Las prácticas de operaciones multinacionales que se han venido desarrollando en la región latinoamericana, tampoco son garantía de ventajas. En los últimos años, el Comando Sur de Estados Unidos aumentó los ejercicios militares en los alrededores de Venezuela. Es el caso de los “Vientos Alisios” (con la participación de países caribeños) y la “Operación América Unida” (en la triple frontera de Brasil, Colombia y Perú) ambas desarrolladas en 2017 bajo el supuesto de manejar situaciones de desastre.

A pesar de ello, los países implicados sostienen su reticencia al conflicto armado, pues no se sienten preparados militarmente para afrontar un escenario similar al de Irak, reconociendo que la campaña se extendería por años.

Por otro lado, los efectos de una masiva ola migratoria desatadas por la invasión tampoco le es indiferente a los encargados políticos de Washington, estando tan cerca del punto de conflicto.

Teniendo en cuenta las políticas migratorias que Estados Unidos implementó contra los migrantes económicos venezolanos entre 2017 y 2018, negándole asilo político y deportándolos en algunos casos, es poco probable que en un hipotético caso de éxodo estén en la disposición de prestar apoyo logístico a refugiados de guerra.

Otras contradicciones salen a flote. The Guardian advierte que “Si Siria es un punto de referencia, entonces apoyar a un millón de refugiados costará entre 3.000 y 5.000 millones de dólares al año”. Hasta ahora, para financiar la ayuda humanitaria se han desembolsado menos de 70 millones de dólares.

Justamente el manejo de todas esas variables, motiva a que paralelamente al discurso pro-belicista de Estados Unidos, emerja Canadá para liderar acciones revestidas de diplomacia que sumen apoyo al gobierno ficticio de Guaidó en la región, compensando la falta de empuje que deja el empuje a la confrontación abierta.

La ineficacia de los métodos de golpe suave (encomendados a figuras locales del antichavismo) para conectar con la sociedad venezolana en las incursiones de desestabilización de 2014 y 2017, se derivó de la anarquía y la ingobernabilidad que imperaba en las zonas donde el gobierno estuvo en desventaja. La experiencia de esos momentos de violencia extrema, trasladó a sectores indecisos hacia las propuestas de retorno a la Paz que el Estado venezolano supo colocar en la mesa.

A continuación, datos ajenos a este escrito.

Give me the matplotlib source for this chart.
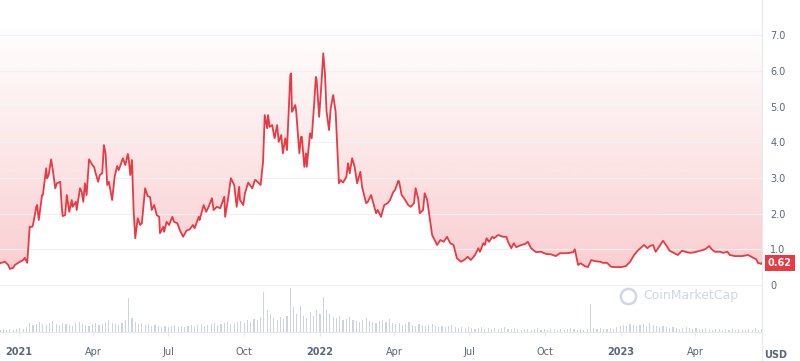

Que ahora Juan Guaidó, cara comercial de la injerencia extranjera, exhorte abiertamente a una intervención militar, dificulta que las operaciones no convencionales puedan catalizar el malestar producido por el sabotaje a los servicios básicos y transformarlo en protestas violentas que cubran la filtración de grupos armados, emulando las revoluciones de color anteriores.